## start Source material

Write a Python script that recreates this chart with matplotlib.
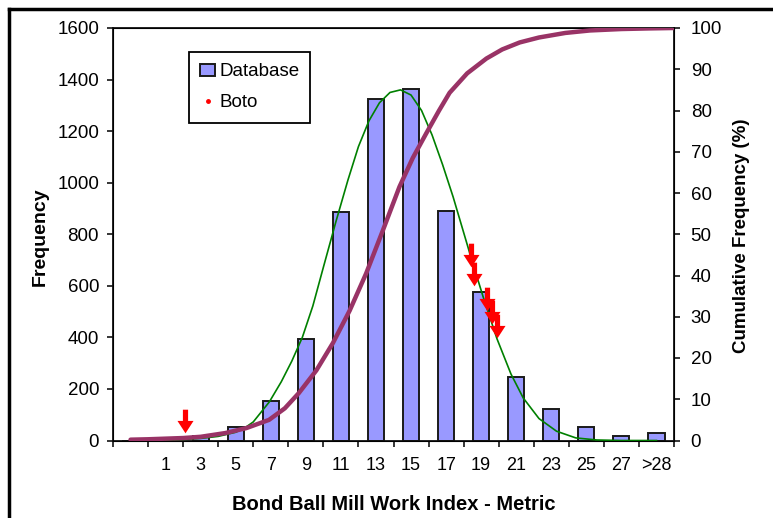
import matplotlib
matplotlib.use('Agg')
import matplotlib.pyplot as plt
from matplotlib.lines import Line2D
from matplotlib.patches import Patch
from matplotlib.path import Path
import numpy as np

plt.rcParams['font.family'] = ['Liberation Sans', 'DejaVu Sans']

# Categories (first slot is unlabeled)
categories = ['', '1', '3', '5', '7', '9', '11', '13', '15', '17', '19', '21', '23', '25', '27', '>28']
frequency = [0, 0, 18, 52, 155, 392, 885, 1325, 1363, 891, 577, 245, 121, 54, 18, 28]

# Fitted normal curve (category position vs frequency)
normal_x = [1.0, 1.5, 2.0, 2.5, 3.0, 3.25, 3.5, 3.96, 4.3, 4.6, 4.9, 5.2, 5.5, 5.86, 6.2, 6.5,
            6.8, 7.1, 7.4, 7.7, 8.0, 8.3, 8.6, 8.9, 9.2, 9.45, 9.7, 10.05, 10.45, 10.85,
            11.2, 11.65, 12.15, 12.7, 13.3, 14.0, 15.0]
normal_y = [2, 4, 8, 16, 32, 48, 72, 150, 228, 308, 400, 522, 672, 850, 1010, 1140,
            1240, 1310, 1350, 1360, 1340, 1280, 1185, 1070, 945, 830, 715, 560, 395, 258,
            165, 85, 36, 10, 2, 0, 0]

# Cumulative frequency (%)
cum_x = [0.0, 0.5, 1.0, 1.5, 2.0, 2.7, 3.3, 3.95, 4.4, 4.8, 5.3, 5.77, 6.25, 6.72, 7.2,
         7.67, 8.05, 8.43, 8.8, 9.1, 9.6, 10.15, 10.6, 11.1, 11.65, 12.4, 13.1, 14.0, 14.8, 15.5]
cum_y = [0.2, 0.3, 0.45, 0.6, 0.9, 1.8, 3.0, 5.0, 7.8, 11.5, 17.0, 23.6, 31.5, 40.5, 51.0,
         61.5, 68.5, 74.4, 80.0, 84.3, 89.0, 92.6, 94.8, 96.5, 97.7, 98.8, 99.4, 99.75, 99.9, 100]

# Boto samples (category position, frequency)
boto_x = [1.55, 9.72, 9.81, 10.16, 10.30, 10.44]
boto_y = [76, 719, 646, 549, 499, 444]

fig = plt.figure(figsize=(7.73, 5.18), dpi=100)
ax = fig.add_axes([113 / 773, 77.5 / 518, 561 / 773, 412.5 / 518])

x = np.arange(len(categories))
ax.bar(x, frequency, width=0.46, color='#9999FF', edgecolor='#1a1a1a', linewidth=1.4, zorder=2)
ax.plot(normal_x, normal_y, color='#008000', linewidth=1.2, zorder=3)

ax.set_xlim(-0.5, len(categories) - 0.5)
ax.set_ylim(0, 1600)
ax.set_yticks(np.arange(0, 1601, 200))
ax.set_xticks(x)
ax.set_xticklabels(categories)
ax.set_xticks(np.arange(-0.5, len(categories), 1.0), minor=True)
ax.tick_params(axis='x', which='major', length=0, pad=12, labelsize=13)
ax.tick_params(axis='x', which='minor', length=4, width=1.1, direction='out')
ax.tick_params(axis='y', length=4, width=1.1, direction='out', pad=6, labelsize=13.5)
for s in ax.spines.values():
    s.set_linewidth(1.3)
    s.set_color('#111111')

ax2 = ax.twinx()
ax2.set_ylim(0, 100)
ax2.set_yticks(np.arange(0, 101, 10))
ax2.tick_params(axis='y', length=4, width=1.1, direction='out', pad=8, labelsize=13.5)
ax2.plot(cum_x, cum_y, color='#993366', linewidth=3.2, solid_capstyle='round',
         solid_joinstyle='round', zorder=3)

# Downward arrow marker for Boto points
arrow = Path([(-0.22, 1.0), (0.22, 1.0), (0.22, 0.05), (0.68, 0.05), (0.0, -1.0),
              (-0.68, 0.05), (-0.22, 0.05), (-0.22, 1.0)],
             [Path.MOVETO] + [Path.LINETO] * 6 + [Path.CLOSEPOLY])
ax2.plot(boto_x, boto_y, linestyle='none', marker=arrow, markersize=17,
         color='#FF0000', markeredgewidth=0, transform=ax.transData, zorder=4)

handles = [Patch(facecolor='#9999FF', edgecolor='#1a1a1a', linewidth=1.4),
           Line2D([], [], linestyle='none', marker='o', markersize=2.5, color='#FF0000')]
leg = ax2.legend(handles, ['Database', 'Boto'], loc='upper left',
                 bbox_to_anchor=(0.1355, 0.9418), borderaxespad=0, fontsize=13.5,
                 fancybox=False, framealpha=1, edgecolor='black', handlelength=0.8,
                 handleheight=0.6, handletextpad=0.2, labelspacing=0.75, borderpad=0.6)
leg.get_frame().set_linewidth(1.3)

fig.text(40 / 773, 1 - 237 / 518, 'Frequency', rotation=90, ha='center', va='center',
         fontsize=14, fontweight='bold')
fig.text(742 / 773, 1 - 236 / 518, 'Cumulative Frequency (%)', rotation=90, ha='center',
         va='center', fontsize=13.5, fontweight='bold')
fig.text(394 / 773, 1 - 504 / 518, 'Bond Ball Mill Work Index - Metric', ha='center',
         va='center', fontsize=14.5, fontweight='bold')

# Outer frame (top and left edges)
fig.add_artist(Line2D([8.5 / 773, 1], [1 - 8.5 / 518, 1 - 8.5 / 518], color='black', linewidth=2.5))
fig.add_artist(Line2D([8.5 / 773, 8.5 / 773], [0, 1 - 8.5 / 518], color='black', linewidth=2.5))

fig.savefig('out.png', dpi=100)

## end Source material

§ Task prompt
Every line from the top of the material above through the line with "54, 18, 28]" should be duplicated exactly, please; leave out the pictures.

§ Solution
Write a Python script that recreates this chart with matplotlib.
import matplotlib
matplotlib.use('Agg')
import matplotlib.pyplot as plt
from matplotlib.lines import Line2D
from matplotlib.patches import Patch
from matplotlib.path import Path
import numpy as np

plt.rcParams['font.family'] = ['Liberation Sans', 'DejaVu Sans']

# Categories (first slot is unlabeled)
categories = ['', '1', '3', '5', '7', '9', '11', '13', '15', '17', '19', '21', '23', '25', '27', '>28']
frequency = [0, 0, 18, 52, 155, 392, 885, 1325, 1363, 891, 577, 245, 121, 54, 18, 28]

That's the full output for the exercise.